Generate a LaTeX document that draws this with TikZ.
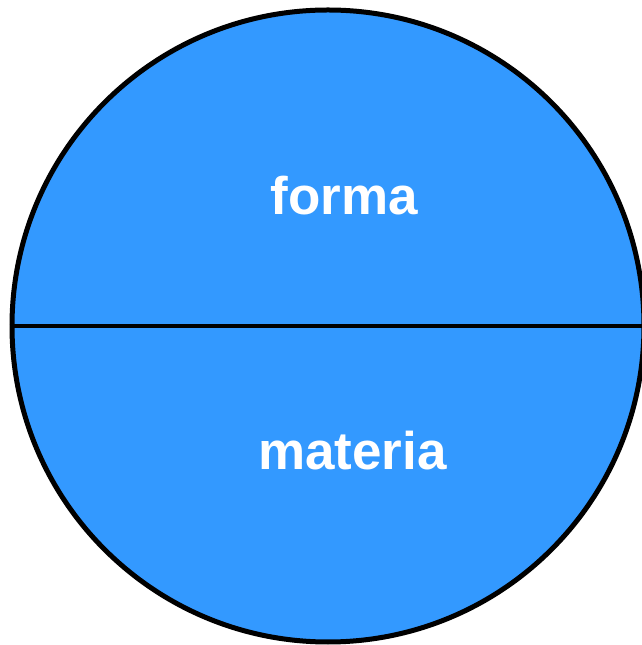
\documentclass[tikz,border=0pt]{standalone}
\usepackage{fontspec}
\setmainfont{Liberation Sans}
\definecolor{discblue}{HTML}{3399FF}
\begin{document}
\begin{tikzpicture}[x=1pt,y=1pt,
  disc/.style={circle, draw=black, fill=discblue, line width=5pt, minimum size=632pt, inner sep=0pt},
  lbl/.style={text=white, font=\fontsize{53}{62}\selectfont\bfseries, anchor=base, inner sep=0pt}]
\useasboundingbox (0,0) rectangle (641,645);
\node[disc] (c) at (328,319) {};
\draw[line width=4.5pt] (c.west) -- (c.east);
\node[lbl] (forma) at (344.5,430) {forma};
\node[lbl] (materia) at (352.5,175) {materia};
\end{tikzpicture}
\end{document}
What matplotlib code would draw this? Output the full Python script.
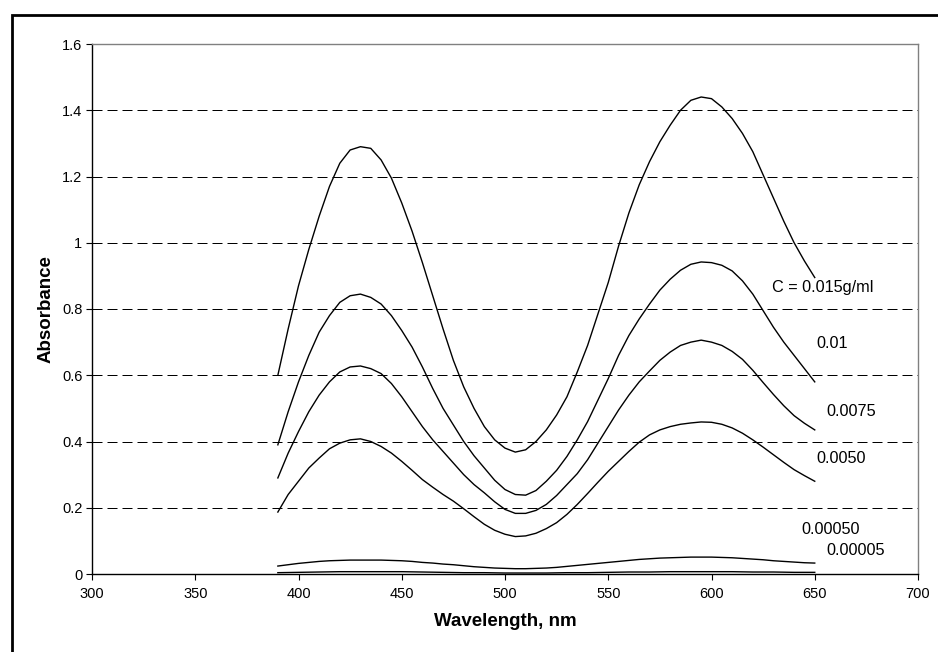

• [Instructions to follow] Reproduce the records above exactly, leaving out every picture they contain.

• [Task response]
Generate a LaTeX document that draws this with TikZ.
\documentclass[tikz,border=0pt]{standalone}
\usepackage{fontspec}
\setmainfont{Liberation Sans}
\definecolor{discblue}{HTML}{3399FF}
\begin{document}
\begin{tikzpicture}[x=1pt,y=1pt,
  disc/.style={circle, draw=black, fill=discblue, line width=5pt, minimum size=632pt, inner sep=0pt},
  lbl/.style={text=white, font=\fontsize{53}{62}\selectfont\bfseries, anchor=base, inner sep=0pt}]
\useasboundingbox (0,0) rectangle (641,645);
\node[disc] (c) at (328,319) {};
\draw[line width=4.5pt] (c.west) -- (c.east);
\node[lbl] (forma) at (344.5,430) {forma};
\node[lbl] (materia) at (352.5,175) {materia};
\end{tikzpicture}
\end{document}
What matplotlib code would draw this? Output the full Python script.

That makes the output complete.